With some 2,000 new seedlings on order ready for planting at the end of the month once all threat of frost has past, we dedicate ourselves this month to some preventive work first. Much of what we do centres around encouraging biodiversity, but some visitors are less welcome in our forest than others.
The spruce bark beetle has become a dangerous pest in recent years. Left to multiply, aided by Sweden’s warmer and dryer summers, the beetle can cause significant destruction. Following an unusually hot, dry summer in 2018, we saw an explosion of the beetle in 2019 in mid and southern Sweden. Over the period 2018-2022, this tiny creature damaged or killed around 7 million solid cubic meters of the trees owned by Södra members. Since 2018, we have stepped up our efforts to monitor and control the beetle population and have worked on saving the values of infested forest.
During the Winter, the adult insects lie dormant under the bark of infested trees or in the soil nearby.
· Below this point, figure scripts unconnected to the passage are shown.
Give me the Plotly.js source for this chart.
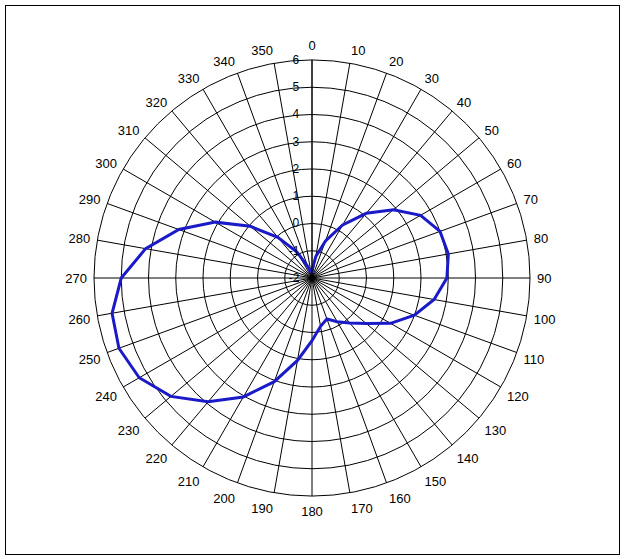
<!DOCTYPE html>
<html>
<head>
<meta charset="utf-8">
<script src="https://cdn.plot.ly/plotly-3.0.1.min.js"></script>
<style>
html,body{margin:0;padding:0;background:#fff;}
#wrap{position:relative;width:624px;height:559px;}
#chart{width:624px;height:559px;}
#frame{position:absolute;left:5px;top:5px;width:613px;height:548px;border:1px solid #000;pointer-events:none;}
</style>
</head>
<body>
<div id="wrap"><div id="chart"></div><div id="frame"></div></div>
<script>
const angles = [0,10,20,30,40,50,60,70,80,90,100,110,120,130,140,150,160,170,180,190,200,210,220,230,240,250,260,270,280,290,300,310,320,330,340,350,360];
const values = [-1.7,-1.2,-0.55,0.25,1.1,1.9,2.6,3.0,3.08,2.95,2.55,2.0,1.33,0.6,0.15,-0.15,-0.4,-0.2,0.3,1.07,2.05,3.04,3.93,4.76,5.32,5.54,5.45,5.0,4.2,3.2,2.1,0.95,-0.05,-0.9,-1.55,-1.8,-1.7];
const angleTicks = [0,10,20,30,40,50,60,70,80,90,100,110,120,130,140,150,160,170,180,190,200,210,220,230,240,250,260,270,280,290,300,310,320,330,340,350];
const radialTicks = [-2,-1,0,1,2,3,4,5,6];

Plotly.newPlot('chart', [{
  type: 'scatterpolar',
  mode: 'lines',
  r: values,
  theta: angles,
  line: {color: '#1a1ac8', width: 3},
  showlegend: false
}], {
  width: 624, height: 559,
  margin: {l: 94, r: 94, t: 60, b: 63},
  paper_bgcolor: '#fff',
  font: {family: 'Liberation Sans, Arial, sans-serif', size: 12, color: '#000'},
  polar: {
    bgcolor: '#fff',
    domain: {x: [0, 1], y: [0, 1]},
    angularaxis: {
      rotation: 90, direction: 'clockwise',
      tickmode: 'array', tickvals: angleTicks, ticktext: angleTicks.map(String),
      showgrid: true, gridcolor: '#000', gridwidth: 1,
      linecolor: '#000', linewidth: 1, showline: true,
      ticks: 'outside', ticklen: 4, tickcolor: 'rgba(0,0,0,0)',
      tickfont: {size: 13, color: '#000'}
    },
    radialaxis: {
      range: [-2, 6], tickmode: 'array', tickvals: radialTicks, ticktext: radialTicks.map(String),
      angle: 90, tickangle: 90, side: 'counterclockwise',
      showgrid: true, gridcolor: '#000', gridwidth: 1,
      showline: true, linecolor: '#000', linewidth: 1,
      ticks: 'outside', ticklen: 8, tickcolor: 'rgba(0,0,0,0)',
      tickfont: {size: 12, color: '#000'}
    }
  }
}, {displayModeBar: false, staticPlot: true});
</script>
</body>
</html>
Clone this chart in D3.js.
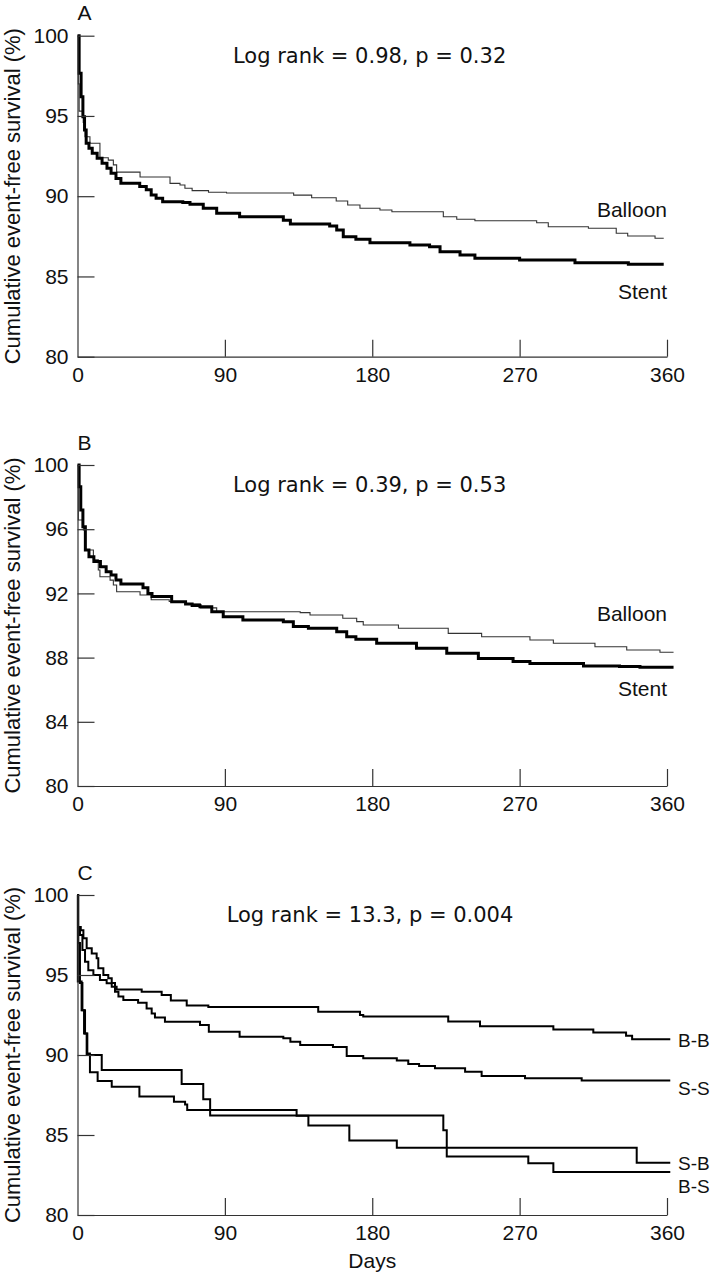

In May, as temperatures start to climb, the adult beetles emerge to mate and swarm as they look for new places to lay their eggs. They multiply quickly and carry a fungus which kills the trees. Drilling themselves into the trees, they leave tiny holes of just 2 mm in diameter, so spotting infected trees is painstaking work, but essential. Södra’s forest services help us by using remote sensing tools in assessing the areas at highest risk of infestation (trees that are stressed, from lack of water, for example, are often most vulnerable).
Any trees invaded by the beetle need removing from the forest as quickly as possible. Caught early enough, the tree can be debarked and still put to use, but infested trees die quickly and loose value as raw material for the forest industry, so this action is an essential part of maintenance for future productivity, as well as a reminder from Mother Nature that the challenges of climate change are intensifying.